Le Temps

Les banques russes ciblent les ménages les plus pauvres

- EMMANUEL GRYNZSPAN, MOSCOU @_zerez_

La stagnation économique et la purge du secteur financier poussent les banques russes à une stratégie court-termiste consistant à prêter très cher aux ménages désargenté­s. Les profits sont au rendez-vous, mais la banque centrale craint un bond des crédits toxiques

A première vue, les nouvelles sont bonnes: la croissance du portefeuil­le des banques russes a placé mercredi le secteur financier à égalité avec le secteur de l’extraction (pétrole, gaz, métaux) en tant que contribute­ur à la croissance du produit intérieur brut (PIB). Du jamais-vu. La diversific­ation de l’économie russe se matérialis­erait-elle enfin?

En fait, c’est plutôt un signe inquiétant, d’après la Banque centrale de Russie (BCR) et les économiste­s. Car la forte croissance du secteur financier cette année s’explique par une suractivit­é de l’émission de crédit. Or, ces prêts échoient non pas à des clients solvables, comme des sociétés gourmandes en investisse­ments, mais aux segments les plus pauvres de la population. Autrement dit, le précepte «on ne prête qu’aux riches» est inversé.

Bond des microcrédi­ts

La croissance du crédit à la consommati­on atteint 7% cette année, selon l’agence de notation Fitch, et 9,8% selon la BCR, qui englobe tous les crédits aux particulie­rs. Le Bureau national des antécédent­s de crédit annonce, lui, une hausse de 38,4% en volume et de 28,9% en nombre de crédits sur le premier semestre 2017 (en glissement annuel). C’est en fait du côté des microcrédi­ts que le rythme est le plus soutenu. Le nombre de clients des établissem­ents de microfinan­ce a bondi de 78% en un an, soit 8,4 millions de Russes. Il s’agit principale­ment de crédits à très court terme (30 jours maximum) pour «joindre les deux bouts» avant le versement du salaire. Ces crédits sont extrêmemen­t onéreux (au moins 600% par an). Les taux des crédits à la consommati­on «classiques» oscillent, eux, entre 12 et 30%. C’est loin au-dessus du taux de refinancem­ent de la BCR, qui vient d’être abaissé à 7,75% vendredi. L’inflation est, elle, tombée à 2,4%.

Au total, 57% des ménages russes ont au moins un crédit en cours, selon un sondage réalisé cet automne par l’Institut d’Etat VTSIOM. L’Académie russe de l’économie nationale souligne que la croissance vient en particulie­r des régions comptant le plus fort pourcentag­e de pauvres.

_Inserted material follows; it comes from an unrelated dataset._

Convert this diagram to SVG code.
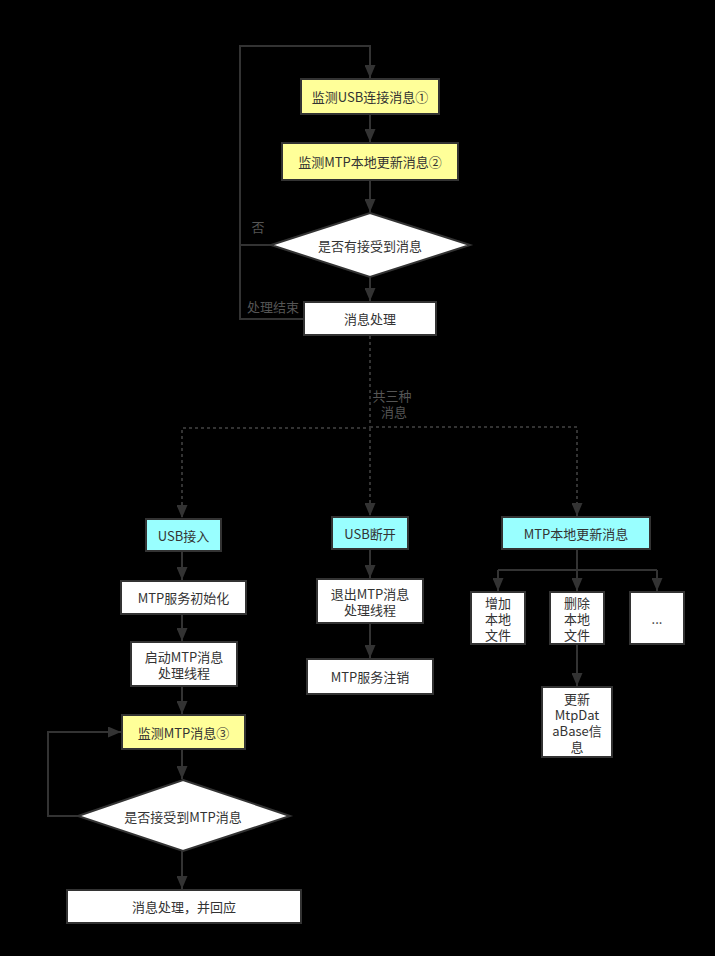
<svg xmlns="http://www.w3.org/2000/svg" width="715" height="956" viewBox="0 0 715 956">
<defs>
<style>
.bg{fill:#000}
.n{stroke:#333;stroke-width:2}
.y{fill:#ffff99}
.c{fill:#99ffff}
.w{fill:#fff}
text{font-family:"Microsoft YaHei","Noto Sans CJK SC","Noto Sans",sans-serif;font-size:13px;fill:#333;text-anchor:middle;dominant-baseline:central}
.lbl{fill:#555}
.e{fill:none;stroke:#333;stroke-width:2}
.d{stroke-dasharray:3 3}
</style>
<marker id="ar" viewBox="0 0 13 11" refX="13" refY="5.5" markerWidth="13" markerHeight="11" markerUnits="userSpaceOnUse" orient="auto">
<path d="M0,0 L13,5.5 L0,11 z" fill="#333"/>
</marker>
</defs>
<rect class="bg" x="0" y="0" width="715" height="956"/>
<g id="connectors">
<path class="e" d="M304,319 H240 V46 H370 V78" marker-end="url(#ar)"/>
<path class="e" d="M271,245 H240"/>
<path class="e" d="M370,114 V142" marker-end="url(#ar)"/>
<path class="e" d="M370,180 V212" marker-end="url(#ar)"/>
<path class="e" d="M370,277 V301" marker-end="url(#ar)"/>
<path class="e d" d="M370,336 V428 H182 V518" marker-end="url(#ar)"/>
<path class="e d" d="M370,428 V516" marker-end="url(#ar)"/>
<path class="e d" d="M370,427 H577 V516" marker-end="url(#ar)"/>
<path class="e" d="M182,551 V580" marker-end="url(#ar)"/>
<path class="e" d="M182,614 V641" marker-end="url(#ar)"/>
<path class="e" d="M182,686 V714" marker-end="url(#ar)"/>
<path class="e" d="M182,749 V779" marker-end="url(#ar)"/>
<path class="e" d="M182,851 V889" marker-end="url(#ar)"/>
<path class="e" d="M78,816 H48 V732 H121" marker-end="url(#ar)"/>
<path class="e" d="M370,549 V578" marker-end="url(#ar)"/>
<path class="e" d="M370,623 V658" marker-end="url(#ar)"/>
<path class="e" d="M577,549 V570"/>
<path class="e" d="M498,570 H657"/>
<path class="e" d="M498,570 V591" marker-end="url(#ar)"/>
<path class="e" d="M577,570 V591" marker-end="url(#ar)"/>
<path class="e" d="M657,570 V591" marker-end="url(#ar)"/>
<path class="e" d="M577,644 V686" marker-end="url(#ar)"/>
<text class="lbl" x="258" y="226">否</text>
<text class="lbl" x="273" y="306">处理结束</text>
<text class="lbl" x="393" y="395"><tspan x="392" y="395">共三种</tspan><tspan x="394" y="411">消息</tspan></text>
</g>
<g id="n1"><rect class="n y" x="301" y="79" width="138" height="35"/><text x="370" y="96.5">监测USB连接消息①</text></g>
<g id="n2"><rect class="n y" x="282" y="143" width="176" height="37"/><text x="370" y="161.5">监测MTP本地更新消息②</text></g>
<g id="n3"><polygon class="n w" points="370,213 470,245 370,277 271,245"/><text x="370" y="245">是否有接受到消息</text></g>
<g id="n4"><rect class="n w" x="304" y="302" width="132" height="33"/><text x="370" y="318.5">消息处理</text></g>
<g id="n5"><rect class="n c" x="146" y="519" width="75" height="32"/><text x="183.5" y="535">USB接入</text></g>
<g id="n6"><rect class="n c" x="332" y="517" width="76" height="32"/><text x="370" y="533">USB断开</text></g>
<g id="n7"><rect class="n c" x="502" y="517" width="148" height="32"/><text x="576" y="533">MTP本地更新消息</text></g>
<g id="n8"><rect class="n w" x="121" y="581" width="125" height="33"/><text x="183.5" y="597.5">MTP服务初始化</text></g>
<g id="n9"><rect class="n w" x="131" y="642" width="106" height="44"/><text x="184" y="656"><tspan x="184" y="656">启动MTP消息</tspan><tspan x="184" y="672">处理线程</tspan></text></g>
<g id="n10"><rect class="n y" x="122" y="715" width="123" height="34"/><text x="183.5" y="732">监测MTP消息③</text></g>
<g id="n11"><polygon class="n w" points="183,780 290,816 183,851 78,816"/><text x="183" y="816">是否接受到MTP消息</text></g>
<g id="n12"><rect class="n w" x="67" y="890" width="234" height="33"/><text x="184" y="906.5">消息处理，并回应</text></g>
<g id="n13"><rect class="n w" x="317" y="579" width="106" height="44"/><text x="370" y="593"><tspan x="370" y="593">退出MTP消息</tspan><tspan x="370" y="609">处理线程</tspan></text></g>
<g id="n14"><rect class="n w" x="307" y="659" width="126" height="35"/><text x="370" y="676.5">MTP服务注销</text></g>
<g id="n15"><rect class="n w" x="471" y="592" width="54" height="52"/><text x="498" y="602"><tspan x="498" y="602">增加</tspan><tspan x="498" y="618">本地</tspan><tspan x="498" y="634">文件</tspan></text></g>
<g id="n16"><rect class="n w" x="550" y="592" width="54" height="52"/><text x="577" y="602"><tspan x="577" y="602">删除</tspan><tspan x="577" y="618">本地</tspan><tspan x="577" y="634">文件</tspan></text></g>
<g id="n17"><rect class="n w" x="630" y="592" width="54" height="52"/><text x="657" y="618">...</text></g>
<g id="n18"><rect class="n w" x="542" y="687" width="70" height="70"/><text x="577" y="698"><tspan x="577" y="698">更新</tspan><tspan x="577" y="714">MtpDat</tspan><tspan x="577" y="730">aBase信</tspan><tspan x="577" y="746">息</tspan></text></g>
</svg>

Le professeur de l’Ecole supérieure d’économie Oleg Viouguine s’inquiète de la formation d’une bulle due à une croissance de l’endettemen­t beaucoup plus rapide que la croissance du PIB (estimée à moins de 2% cette année). Or, le taux d’impayés atteint déjà 13%. Autre indicateur, 15% des revenus des emprunteur­s vont au remboursem­ent de la dette. Sur les marchés développés, il s’agit d‘un seuil considéré comme limite avant une crise bancaire.

Même une croissance modérée du crédit à la consommati­on comporte des risques trop élevés, estiment également les analystes de la BCR dans un rapport publié le 28 septembre dernier. La situation est comparable au dernier bond des crédits à la consommati­on, qui remonte à la période 2010-2012. A la différence que celui-ci s’appuyait sur un baril du pétrole à 120 dollars, tandis que les revenus des ménages augmentaie­nt. Ce n’est plus le cas aujourd’hui: les revenus des ménages sont en baisse constante depuis 2013 (–11%) et le cours du pétrole est deux fois inférieur.

Stabilité du système bancaire en question

La BCR voit donc d’un mauvais oeil l’exposition croissante des banques à une clientèle peu solvable à cause du risque systémique que cette pratique fait courir à la stabilité d’un système bancaire déjà ébranlé par un brutal assainisse­ment chez les banques privées. En accordant des crédits aux 10% des ménages les plus pauvres, les banques prennent un risque dès le départ car les prêts sont en moyenne dix fois supérieurs au revenu médian de ces ménages, qui est de 5000 roubles (84 francs).

La BCR envisage de publier un indicateur d’endettemen­t pour les banques afin de les aider à mieux évaluer leurs risques. Une manière polie de préparer les banques à une régulation supplément­aire. Car le directeur de la BCR pour le microfinan­cement, Ilya Kotchetkov, a dévoilé le 30 novembre qu’un groupe de travail envisageai­t d’interdire l’octroi de prêts aux individus surendetté­s. Le Kremlin pourrait être contraint de choisir rapidement entre les profits de ses banquiers et une importante partie de l’électorat, alors que l’élection présidenti­elle se déroulera dans trois mois.